Requirement - From the first line of the data down to and including the line with "minimum width=860pt, minimum", copy everything exactly, leaving out pictures.

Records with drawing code

* * *

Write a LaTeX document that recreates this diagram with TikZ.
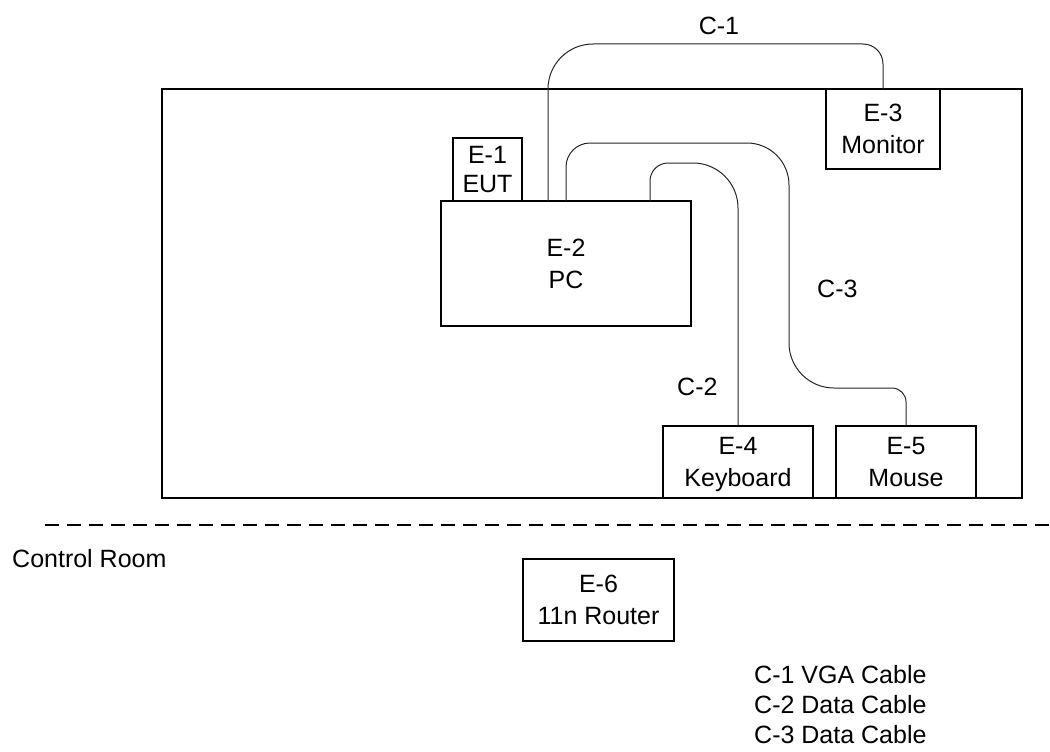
\documentclass[tikz,border=0pt]{standalone}
\usepackage{fontspec}
\setmainfont{Liberation Sans}
\usetikzlibrary{calc}
\begin{document}
\begin{tikzpicture}[x=1pt,y=1pt,
  box/.style={draw=black, line width=1.6pt, inner sep=0pt, outer sep=0pt, align=center,
              font=\fontsize{25}{32}\selectfont},
  cable/.style={draw=black!85, line width=1pt},
  lbl/.style={inner sep=0pt, font=\fontsize{25}{30}\selectfont}]
\useasboundingbox (0,0) rectangle (1050,-752);

% test room
\node[box, minimum width=860pt, minimum height=409pt] (room) at (592,-293.5) {};

% equipment
\node[box, minimum width=69pt,  minimum height=63pt, font=\fontsize{25}{29}\selectfont] (e1) at (487.5,-169.5) {E-1\\EUT};
\node[box, minimum width=250pt, minimum height=125pt] (e2) at (566,-263.5) {E-2\\PC};
\node[box, minimum width=114pt, minimum height=80pt]  (e3) at (883,-129) {E-3\\Monitor};
\node[box, minimum width=150pt, minimum height=72pt]  (e4) at (738,-462) {E-4\\\raisebox{0pt}[\height][0pt]{Keyboard}};
\node[box, minimum width=140pt, minimum height=72pt]  (e5) at (906,-462) {E-5\\Mouse};
\node[box, minimum width=151pt, minimum height=82pt]  (e6) at (598.5,-600) {E-6\\11n Router};

% cables
\draw[cable] ($(e2.north west)+(107,0)$) -- ++(0,112)
  arc[start angle=180,end angle=90,radius=45] -- (863,-44)
  arc[start angle=90,end angle=0,radius=20] -- (e3.north);
\draw[cable] (e2.north) -- (566,-167)
  arc[start angle=180,end angle=90,radius=24] -- (747,-143)
  arc[start angle=90,end angle=0,radius=42] -- (789,-343)
  arc[start angle=180,end angle=270,radius=45] -- (892,-388)
  arc[start angle=90,end angle=0,radius=14] -- (e5.north);
\draw[cable] ($(e2.north west)+(209,0)$) -- (650,-181)
  arc[start angle=180,end angle=90,radius=18] -- (693,-163)
  arc[start angle=90,end angle=0,radius=45] -- (e4.north);

% cable labels
\node[lbl, anchor=base] (lc1) at (719,-35) {C-1};
\node[lbl, anchor=base west] (lc3) at (817,-297) {C-3};
\node[lbl, anchor=base west] (lc2) at (677,-395) {C-2};

% boundary
\draw[line width=2pt, dash pattern=on 14pt off 8pt] (45,-525) -- (1050,-525);
\node[lbl, anchor=base west] (ctrl) at (12,-567) {Control Room};

% legend
\node[lbl, anchor=base west] (leg1) at (754,-683) {C-1 VGA Cable};
\node[lbl, anchor=base west] (leg2) at (754,-713) {C-2 Data Cable};
\node[lbl, anchor=base west] (leg3) at (754,-743) {C-3 Data Cable};
\end{tikzpicture}
\end{document}
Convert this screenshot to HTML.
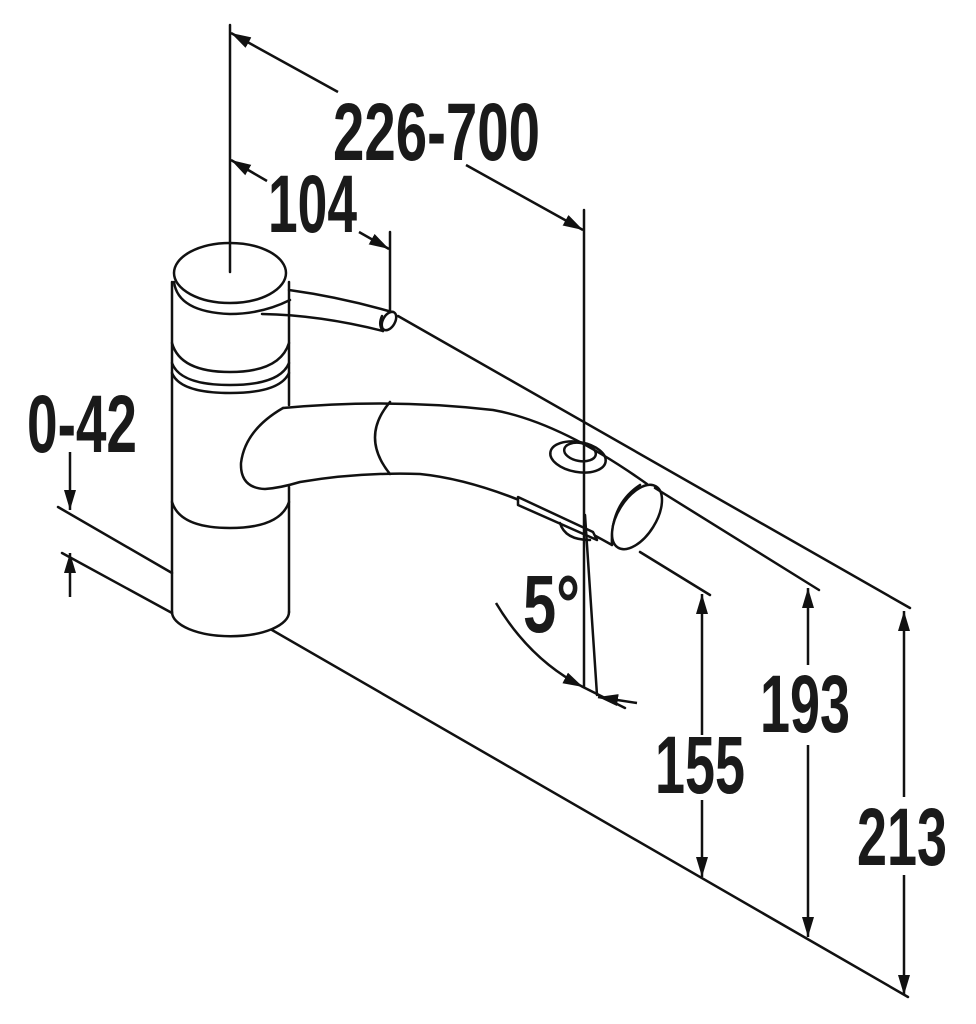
<!DOCTYPE html>
<html><head><meta charset="utf-8"><style>
html,body{margin:0;padding:0;background:#fff;}
svg{display:block}
text{font-family:"Liberation Sans Narrow","Liberation Sans",sans-serif;font-weight:bold;fill:#1a1a1a}
</style></head><body>
<svg width="976" height="1024" viewBox="0 0 976 1024" xmlns="http://www.w3.org/2000/svg">
<defs>
<marker id="a" markerUnits="userSpaceOnUse" markerWidth="22" markerHeight="14" refX="20" refY="6" orient="auto">
<path d="M0,0 L20,6 L0,12 Z" fill="#111"/>
</marker>
</defs>
<g fill="none" stroke="#111" stroke-width="2.5" stroke-linejoin="round" stroke-linecap="round">
<!-- base lines -->
<line x1="272" y1="630" x2="908" y2="997"/>
<line x1="58" y1="507" x2="172" y2="573"/>
<line x1="62" y1="553" x2="172" y2="613"/>
<!-- body -->
<line x1="172" y1="282" x2="172" y2="612"/>
<line x1="289" y1="282" x2="289" y2="405"/>
<line x1="289" y1="487" x2="289" y2="612"/>
<path d="M172,612 A58,24 0 0 0 289,612"/>
<ellipse cx="230" cy="273" rx="56" ry="30" fill="#fff"/>
<path d="M174,282 Q178,312 230,314 Q262,314 290,300"/>
<path d="M172,343 Q180,372 230,372 Q280,372 289,343"/>
<path d="M172,363 Q180,385 230,385 Q280,385 289,363"/>
<path d="M172,373 Q180,393 230,393 Q280,393 289,373"/>
<path d="M172,502 Q180,528 230,528 Q280,528 289,502"/>
<!-- lever -->
<path d="M289,290 Q340,297 392,312"/>
<path d="M262,314 Q320,315 383,331"/>
<ellipse cx="389" cy="321" rx="6" ry="10" transform="rotate(30 389 321)" fill="#fff"/>
<path d="M382,316 Q378,325 383,331"/>
<!-- spout -->
<path d="M283,408 Q390,398 493,410 Q560,422 647,484"/>
<path d="M283,408 Q245,430 241,463 Q240,488 265,489 Q280,488 300,482 Q360,472 420,474 Q500,482 612,545"/>
<path d="M390,402 Q360,437 390,474"/>
<!-- button -->
<ellipse cx="578" cy="457" rx="28" ry="15" transform="rotate(10 578 457)"/>
<ellipse cx="580" cy="452" rx="16" ry="9" transform="rotate(10 580 452)"/>
<!-- wedge -->
<path d="M518,497 L518,505 L597,540 L593,532 Z" fill="#fff"/>
<path d="M560,523 Q565,540 590,540"/>
<!-- nozzle -->
<path d="M612,545 Q610,505 640,485"/>
<path d="M616,546 Q614,507 644,486"/>
<ellipse cx="637" cy="517" rx="36" ry="19" transform="rotate(-58 637 517)" fill="#fff"/>
<!-- long lines -->
<line x1="398" y1="316" x2="910" y2="608"/>
<line x1="655" y1="488" x2="819" y2="590"/>
<line x1="640" y1="552" x2="710" y2="595"/>
<!-- verticals -->
<line x1="230" y1="25" x2="230" y2="272"/>
<line x1="390" y1="232" x2="390" y2="312"/>
<line x1="584" y1="210" x2="584" y2="687"/>
<line x1="585" y1="515" x2="597" y2="695"/>
<line x1="583" y1="687" x2="625" y2="708"/>
</g>
<g stroke="#111" stroke-width="2.5" fill="none">
<line x1="338" y1="92" x2="231" y2="33" marker-end="url(#a)"/>
<line x1="466" y1="165" x2="583" y2="230" marker-end="url(#a)"/>
<line x1="267" y1="181" x2="231" y2="160" marker-end="url(#a)"/>
<line x1="359" y1="232" x2="389" y2="249" marker-end="url(#a)"/>
<line x1="70" y1="452" x2="70" y2="510" marker-end="url(#a)"/>
<line x1="70" y1="597" x2="70" y2="553" marker-end="url(#a)"/>
<line x1="702" y1="735" x2="702" y2="594" marker-end="url(#a)"/>
<line x1="702" y1="800" x2="702" y2="877" marker-end="url(#a)"/>
<line x1="808" y1="665" x2="808" y2="588" marker-end="url(#a)"/>
<line x1="808" y1="745" x2="808" y2="937" marker-end="url(#a)"/>
<line x1="904" y1="797" x2="904" y2="611" marker-end="url(#a)"/>
<line x1="904" y1="875" x2="904" y2="995" marker-end="url(#a)"/>
<path d="M496,603 Q530,660 583,687" marker-end="url(#a)"/>
<line x1="637" y1="703" x2="598" y2="697" marker-end="url(#a)"/>
</g>
<g font-size="82">
<text x="333" y="160" textLength="207" lengthAdjust="spacingAndGlyphs">226-700</text>
<text x="268" y="232" textLength="89" lengthAdjust="spacingAndGlyphs">104</text>
<text x="27" y="452" textLength="110" lengthAdjust="spacingAndGlyphs">0-42</text>
<text x="655" y="793" textLength="90" lengthAdjust="spacingAndGlyphs">155</text>
<text x="760" y="732" textLength="90" lengthAdjust="spacingAndGlyphs">193</text>
<text x="857" y="865" textLength="90" lengthAdjust="spacingAndGlyphs">213</text>
<text x="523" y="632" textLength="57" lengthAdjust="spacingAndGlyphs">5°</text>
</g>
</svg>
</body></html>
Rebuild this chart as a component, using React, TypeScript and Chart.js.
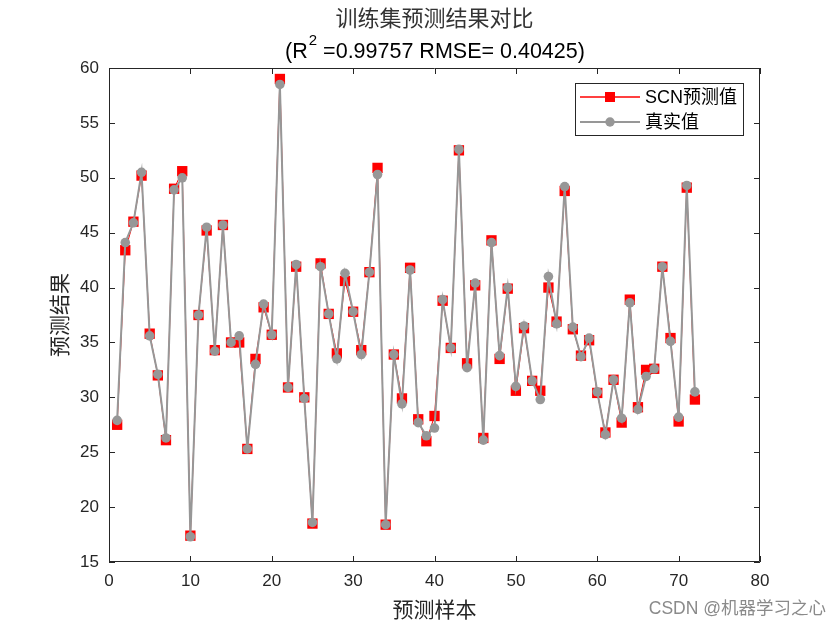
import React, { useEffect, useRef } from "react";
import { Chart, registerables } from "chart.js";

Chart.register(...registerables);

const sampleIndex: number[] = Array.from({ length: 72 }, (_, i) => i + 1);

const predicted: number[] = [
  27.5, 43.4, 46.0, 50.2, 35.8, 32.0, 26.1, 49.0, 50.6, 17.4,
  37.5, 45.2, 34.3, 45.7, 35.0, 35.0, 25.3, 33.5, 38.2, 35.7,
  59.0, 30.9, 41.9, 30.0, 18.5, 42.2, 37.6, 34.0, 40.6, 37.8,
  34.3, 41.4, 50.9, 18.4, 33.9, 29.9, 41.8, 28.0, 26.0, 28.3,
  38.8, 34.5, 52.5, 33.1, 40.2, 26.3, 44.3, 33.5, 39.9, 30.6,
  36.3, 31.5, 30.6, 40.0, 36.9, 48.8, 36.2, 33.8, 35.2, 30.4,
  26.8, 31.6, 27.7, 38.9, 29.1, 32.5, 32.6, 41.9, 35.4, 27.8,
  49.1, 29.8,
];

const actual: number[] = [
  27.9, 44.1, 45.9, 50.5, 35.6, 32.1, 26.3, 48.9, 50.0, 17.3,
  37.5, 45.5, 34.2, 45.7, 35.0, 35.6, 25.3, 33.0, 38.5, 35.7,
  58.5, 30.9, 42.1, 29.9, 18.6, 41.9, 37.6, 33.5, 41.3, 37.8,
  33.9, 41.4, 50.3, 18.4, 33.9, 29.4, 41.6, 27.7, 26.5, 27.2,
  38.9, 34.5, 52.6, 32.7, 40.4, 26.1, 44.1, 33.8, 40.0, 31.0,
  36.5, 31.5, 29.8, 41.0, 36.7, 49.2, 36.4, 33.7, 35.4, 30.5,
  26.6, 31.6, 28.1, 38.6, 28.9, 31.9, 32.6, 41.9, 35.1, 28.2,
  49.3, 30.5,
];

const xTicks: number[] = [0, 10, 20, 30, 40, 50, 60, 70, 80];
const yTicks: number[] = [15, 20, 25, 30, 35, 40, 45, 50, 55, 60];

const titleLine1 = "训练集预测结果对比";
const titleR2 = "0.99757";
const titleRMSE = "0.40425";
const xLabel = "预测样本";
const yLabel = "预测结果";
const legendPred = "SCN预测值";
const legendTrue = "真实值";
const watermark = "CSDN @机器学习之心";

const LATIN = '"Liberation Sans", Arial, sans-serif';
const CJK = '"Liberation Sans", "Noto Sans CJK SC", sans-serif';

const RED = "#FF0000";
const GRAY = "#979797";
const AXIS = "#262626";

const overlay = {
  id: "overlay",
  afterDraw(chart: any) {
    const ctx: CanvasRenderingContext2D = chart.ctx;
    const { left, right, top, bottom } = chart.chartArea;
    const xs = chart.scales.x;
    const ys = chart.scales.y;
    ctx.save();

    // box + inward ticks
    ctx.strokeStyle = AXIS;
    ctx.lineWidth = 1;
    ctx.beginPath();
    ctx.rect(left + 0.5, top + 0.5, right - left - 1, bottom - top - 1);
    ctx.stroke();
    const tl = 6;
    ctx.beginPath();
    xTicks.forEach((v) => {
      const px = Math.round(xs.getPixelForValue(v)) + 0.5;
      ctx.moveTo(px, bottom);
      ctx.lineTo(px, bottom - tl);
      ctx.moveTo(px, top);
      ctx.lineTo(px, top + tl);
    });
    yTicks.forEach((v) => {
      const py = Math.round(ys.getPixelForValue(v)) + 0.5;
      ctx.moveTo(left, py);
      ctx.lineTo(left + tl, py);
      ctx.moveTo(right, py);
      ctx.lineTo(right - tl, py);
    });
    ctx.stroke();

    // titles
    ctx.fillStyle = "#333333";
    ctx.textAlign = "center";
    ctx.textBaseline = "middle";
    ctx.font = `22px ${CJK}`;
    const cx = (left + right) / 2;
    ctx.fillText(titleLine1, cx, 20);

    ctx.fillStyle = "#000000";
    const big = `21.5px ${LATIN}`;
    const small = `15px ${LATIN}`;
    const p1 = "(R";
    const p2 = "2";
    const p3 = ` =${titleR2} RMSE= ${titleRMSE})`;
    ctx.font = big;
    const w1 = ctx.measureText(p1).width;
    const w3 = ctx.measureText(p3).width;
    ctx.font = small;
    const w2 = ctx.measureText(p2).width;
    let sx = cx - (w1 + w2 + w3) / 2;
    ctx.textAlign = "left";
    ctx.font = big;
    ctx.fillText(p1, sx, 52);
    sx += w1;
    ctx.font = small;
    ctx.fillText(p2, sx + 1, 41);
    sx += w2 + 1;
    ctx.font = big;
    ctx.fillText(p3, sx, 52);

    // axis titles
    ctx.fillStyle = "#262626";
    ctx.textAlign = "center";
    ctx.font = `21px ${CJK}`;
    ctx.fillText(xLabel, cx, 611);
    ctx.save();
    ctx.translate(61, (top + bottom) / 2);
    ctx.rotate(-Math.PI / 2);
    ctx.fillText(yLabel, 0, 0);
    ctx.restore();

    // legend
    const lx = 575, ly = 83, lw = 168, lh = 52;
    ctx.fillStyle = "#ffffff";
    ctx.fillRect(lx, ly, lw, lh);
    ctx.strokeStyle = AXIS;
    ctx.lineWidth = 1;
    ctx.strokeRect(lx + 0.5, ly + 0.5, lw, lh);
    const rows = [
      { y: 97, color: RED, lw: 1.5, label: legendPred, marker: "rect" },
      { y: 122, color: GRAY, lw: 2, label: legendTrue, marker: "circle" },
    ];
    rows.forEach((r) => {
      ctx.strokeStyle = r.color;
      ctx.lineWidth = r.lw;
      ctx.beginPath();
      ctx.moveTo(580, r.y);
      ctx.lineTo(640, r.y);
      ctx.stroke();
      ctx.fillStyle = r.color;
      ctx.beginPath();
      if (r.marker === "rect") ctx.rect(605, r.y - 5, 10, 10);
      else ctx.arc(610, r.y, 4.7, 0, Math.PI * 2);
      ctx.fill();
      ctx.fillStyle = "#000000";
      ctx.textAlign = "left";
      ctx.font = `18px ${CJK}`;
      ctx.fillText(r.label, 645, r.y + 1);
    });

    // watermark
    ctx.fillStyle = "#8a8a8a";
    ctx.textAlign = "right";
    ctx.font = `17.5px ${CJK}`;
    ctx.fillText(watermark, 826, 609);

    ctx.restore();
  },
};

export default function App() {
  const ref = useRef<HTMLCanvasElement | null>(null);
  useEffect(() => {
    document.body.style.margin = "0";
    const canvas = ref.current!;
    const chart = new Chart(canvas, {
      type: "line",
      data: {
        datasets: [
          {
            label: legendPred,
            data: sampleIndex.map((x, i) => ({ x, y: predicted[i] })),
            borderColor: RED,
            backgroundColor: RED,
            borderWidth: 1,
            pointStyle: "rect",
            pointRadius: 7.3,
            pointBorderWidth: 0,
            pointBackgroundColor: RED,
            order: 1,
          },
          {
            label: legendTrue,
            data: sampleIndex.map((x, i) => ({ x, y: actual[i] })),
            borderColor: GRAY,
            backgroundColor: GRAY,
            borderWidth: 2,
            pointStyle: "circle",
            pointRadius: 4.8,
            pointBorderWidth: 0,
            pointBackgroundColor: GRAY,
            order: 0,
          },
        ],
      },
      options: {
        animation: false,
        responsive: false,
        devicePixelRatio: 1,
        layout: { padding: { left: 0, right: 80, top: 68, bottom: 0 } },
        plugins: {
          legend: { display: false },
          title: { display: false },
          tooltip: { enabled: false },
        },
        scales: {
          x: {
            type: "linear",
            min: 0,
            max: 80,
            afterBuildTicks: (s: any) => {
              s.ticks = xTicks.map((v) => ({ value: v }));
            },
            afterFit: (s: any) => {
              s.height = 68;
            },
            grid: { display: false, drawTicks: false },
            border: { display: false },
            ticks: {
              padding: 9,
              color: "#262626",
              font: { size: 17, family: LATIN },
              maxRotation: 0,
            },
          },
          y: {
            type: "linear",
            min: 15,
            max: 60,
            afterBuildTicks: (s: any) => {
              s.ticks = yTicks.map((v) => ({ value: v }));
            },
            afterFit: (s: any) => {
              s.width = 109;
            },
            grid: { display: false, drawTicks: false },
            border: { display: false },
            ticks: {
              padding: 10,
              color: "#262626",
              font: { size: 17, family: LATIN },
            },
          },
        },
      },
      plugins: [overlay],
    } as any);
    return () => chart.destroy();
  }, []);
  return (
    <div style={{ position: "absolute", left: 0, top: 0, width: 840, height: 630, background: "#fff" }}>
      <canvas ref={ref} width={840} height={630} style={{ width: 840, height: 630 }} />
    </div>
  );
}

* * *

Result for this exercise -
Write a LaTeX document that recreates this diagram with TikZ.
\documentclass[tikz,border=0pt]{standalone}
\usepackage{fontspec}
\setmainfont{Liberation Sans}
\usetikzlibrary{calc}
\begin{document}
\begin{tikzpicture}[x=1pt,y=1pt,
  box/.style={draw=black, line width=1.6pt, inner sep=0pt, outer sep=0pt, align=center,
              font=\fontsize{25}{32}\selectfont},
  cable/.style={draw=black!85, line width=1pt},
  lbl/.style={inner sep=0pt, font=\fontsize{25}{30}\selectfont}]
\useasboundingbox (0,0) rectangle (1050,-752);

% test room
\node[box, minimum width=860pt, minimum height=409pt] (room) at (592,-293.5) {};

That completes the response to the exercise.